Manipulation of molecular aggregation and supramolecular structure using self-assembled lithium mixed-anion complexes

Abstract

A set of zero-, one-, two-, and three-dimensional materials have been synthesized by systematically varying the stoichiometry of the two components 2,4,6-Me₃-C₆H₂OLi (ArOLi) and Me₂N(CH₂)₂OLi (ROLi) within single aggregates, while using 1,4-dioxane (diox) as a ditopic linker. The homoleptic complex [{(ArOLi)₄·(diox)₂}⊃3(diox)]_∞1 forms a 3D diamondoid extended structure, where Li₄O₄ cubanes act as tetrahedral nodes. Attempts to rationally alter the dimensionality of the network through the sequential replacement of ArOLi vertices by potentially chelating ROLi units have succeeded. The mixed-anion complexes [{(ROLi)(ArOLi)₃·(diox)_1.5}⊃1/2(C₆H₁₄)]_∞2 and [(ROLi)₄(ArOLi)₂·(diox)]_∞4, adopt 2D hexagonal net and 1D chain structures respectively. Furthermore, the two complexes [{(ROLi)₃(ArOLi)₃·(diox)_0.5}(C₆H₁₄)]_∞3 and [(ROLi)₅(ArOLi)·(diox)_0.5]_∞5 both form unusual 0D molecular dumbbell structures in the solid state.
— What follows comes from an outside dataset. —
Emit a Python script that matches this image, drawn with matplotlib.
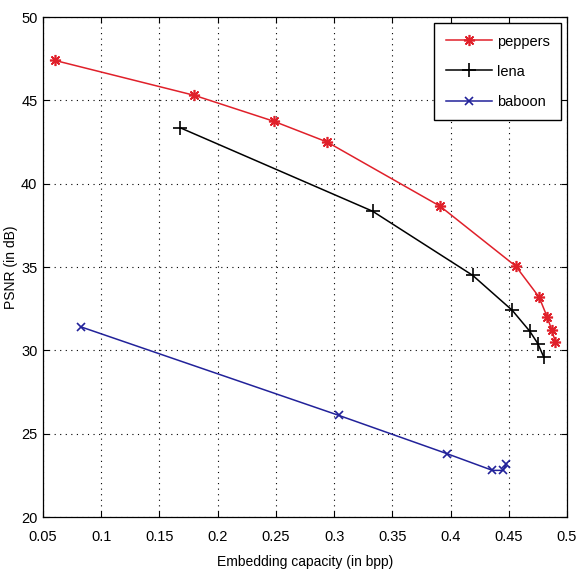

Incorporation of multiple ROLi units in the mixed-anion complexes not only results in reducing the number of possible sites for polymer extension through chelation, but also changes the aggregation state of the building block from tetrametallic Li₄O₄ units to hexametallic Li₆O₆ units.